What is the best way to recognize document types?

Hello! Wish you are doing well!

What is the best way to recognize document types?

I have a lot of documents to be recognized: RG, CPF, CNH and others. The first thing that comes up in my mind was to OCR the PDF and train the A.I using NLP instead of computer vision or something like that.

Is it better to use NLP or computer vision to do that task?

I saw that the prodigy has the image.manual. Does it work for that?

And if the best way was to use image classification/computer vision, how many images of that documents will I need?

Thanks in advance!

Hi! This is really difficult to answer and depends on your exact problem, documents etc. I've seen some use cases where framing the problem as a computer vision task and doing OCR as the last step worked better, since a lot of important clues where in the visual formatting (e.g. invoice parsing etc.).

However, for other cases, there's a big advantage in having the raw text and analysing it on the token level.

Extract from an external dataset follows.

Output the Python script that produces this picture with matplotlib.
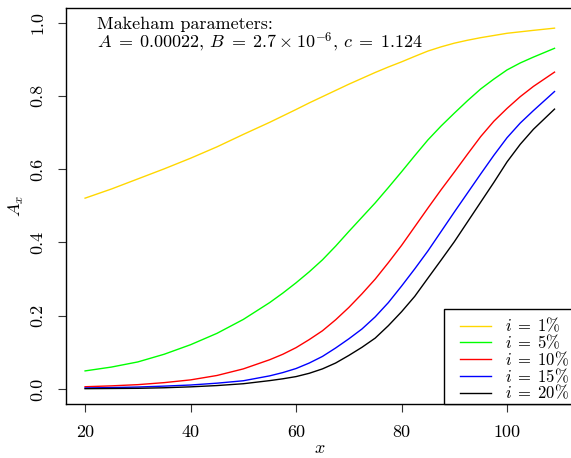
import numpy as np
import matplotlib
matplotlib.use('Agg')
from matplotlib import pyplot as plt
from matplotlib.patches import Rectangle

# Whole life insurance A_x under Makeham mortality
ages = [20, 25, 30, 35, 40, 45, 50, 55, 57.5, 60, 62.5, 65, 67.5, 70, 72.5, 75,
        77.5, 80, 82.5, 85, 87.5, 90, 92.5, 95, 97.5, 100, 102.5, 105, 109]

ax_1pct = [0.521, 0.546, 0.5735, 0.601, 0.630, 0.661, 0.695, 0.728, 0.7455, 0.763,
           0.781, 0.798, 0.815, 0.832, 0.848, 0.864, 0.879, 0.893, 0.908, 0.9225,
           0.934, 0.944, 0.952, 0.959, 0.965, 0.971, 0.975, 0.979, 0.985]
ax_5pct = [0.0495, 0.060, 0.074, 0.095, 0.121, 0.152, 0.190, 0.236, 0.262, 0.290,
           0.320, 0.3526, 0.390, 0.430, 0.469, 0.508, 0.550, 0.593, 0.637, 0.680,
           0.718, 0.753, 0.787, 0.819, 0.846, 0.871, 0.890, 0.906, 0.930]
ax_10pct = [0.0063, 0.0087, 0.012, 0.0175, 0.025, 0.037, 0.055, 0.080, 0.095, 0.113,
            0.135, 0.159, 0.189, 0.2226, 0.260, 0.300, 0.345, 0.392, 0.443, 0.494,
            0.544, 0.592, 0.641, 0.689, 0.731, 0.766, 0.798, 0.826, 0.865]
ax_15pct = [0.003, 0.004, 0.0055, 0.008, 0.011, 0.016, 0.0226, 0.036, 0.045, 0.056,
            0.071, 0.089, 0.112, 0.137, 0.164, 0.197, 0.236, 0.281, 0.328, 0.377,
            0.430, 0.483, 0.535, 0.587, 0.638, 0.686, 0.726, 0.760, 0.812]
ax_20pct = [0.001, 0.0015, 0.002, 0.0035, 0.006, 0.0095, 0.0145, 0.023, 0.028, 0.034,
            0.043, 0.055, 0.071, 0.0917, 0.114, 0.139, 0.173, 0.211, 0.253, 0.3027,
            0.352, 0.402, 0.456, 0.510, 0.564, 0.620, 0.668, 0.709, 0.764]

series = [ax_1pct, ax_5pct, ax_10pct, ax_15pct, ax_20pct]
labels = [r'$i\;=\;1\%$', r'$i\;=\;5\%$', r'$i\;=\;10\%$', r'$i\;=\;15\%$', r'$i\;=\;20\%$']
colours = ['#FFD700', '#00FF00', '#FF0000', '#0000FF', '#000000']

xticks = [20, 40, 60, 80, 100]
yticks = [0.0, 0.2, 0.4, 0.6, 0.8, 1.0]
ytick_labels = ['0.0', '0.2', '0.4', '0.6', '0.8', '1.0']


def main():
    plt.rcParams['font.family'] = 'serif'
    plt.rcParams['font.serif'] = ['cmr10']
    plt.rcParams['mathtext.fontset'] = 'cm'
    plt.rcParams['axes.formatter.use_mathtext'] = True

    W, H = 571, 458
    fig = plt.figure(figsize=(W / 100, H / 100), dpi=100)
    left, right, top, bottom = 66.3, 573.3, 8.0, 403.7
    ax = fig.add_axes([left / W, 1 - bottom / H, (right - left) / W, (bottom - top) / H])

    handles = []
    for vals, col in zip(series, colours):
        ln, = ax.plot(ages, vals, color=col, lw=1.0)
        handles.append(ln)

    ax.set_xlim(16.44, 112.56)
    ax.set_ylim(-0.04, 1.04)
    ax.set_xticks(xticks)
    ax.set_xticklabels([str(t) for t in xticks])
    ax.set_yticks(yticks)
    ax.set_yticklabels(ytick_labels, rotation=90, va='center')
    ax.tick_params(direction='out', length=6, width=0.8, labelsize=13, color='#333333')
    ax.tick_params(axis='x', pad=9)
    ax.tick_params(axis='y', pad=9)
    for sp in ax.spines.values():
        sp.set_linewidth(1.0)

    ax.set_xlabel(r'$x$', fontsize=13)
    ax.xaxis.set_label_coords(0.5, -0.113)
    ax.xaxis.label.set_va('center')
    ax.set_ylabel(r'$A_x$', fontsize=13)
    ax.yaxis.set_label_coords(-0.099, 0.5)
    ax.yaxis.label.set_va('center')

    fig.text(96.7 / W, 1 - 29.3 / H, 'Makeham parameters:', fontsize=13, va='baseline')
    fig.text(96.7 / W, 1 - 48.3 / H,
             r'$A\;=\;0.00022$, $B\;=\;2.7 \times 10^{-6}$, $c\;=\;1.124$',
             fontsize=13, va='baseline')

    # R style legend box, flush with the bottom right corner of the plot region
    box = Rectangle((444.3 / W, 1 - 403.7 / H), (585 - 444.3) / W, (403.7 - 308.7) / H,
                    transform=fig.transFigure, facecolor='white', edgecolor='black',
                    lw=1.0, zorder=2)
    fig.add_artist(box)
    fig.legend(handles, labels, loc='upper left',
               bbox_to_anchor=(460 / W, 1 - 316.0 / H), bbox_transform=fig.transFigure,
               fontsize=12, frameon=False, borderpad=0, borderaxespad=0,
               handlelength=1.86, handletextpad=0.84, labelspacing=-0.1)

    fig.savefig('out.png', dpi=100)


if __name__ == '__main__':
    main()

It also lets you use transfer learning and pretrained representations (even just simple word vectors) and use linguistic features in your information extraction pipeline.

Maybe experiment with both and see what works best? There's no easy answer for how many examples you'll need, because this depends on many factors. But you should be prepared to create at least a few hundred, if not a lot more. Don't forget the evaluation data – you'll always want enough evaluation data so you can test your approaches in a stable and reliable way.

Okay. Thanks, Ines! I'll test the results in both methods: Computer vision and NLP.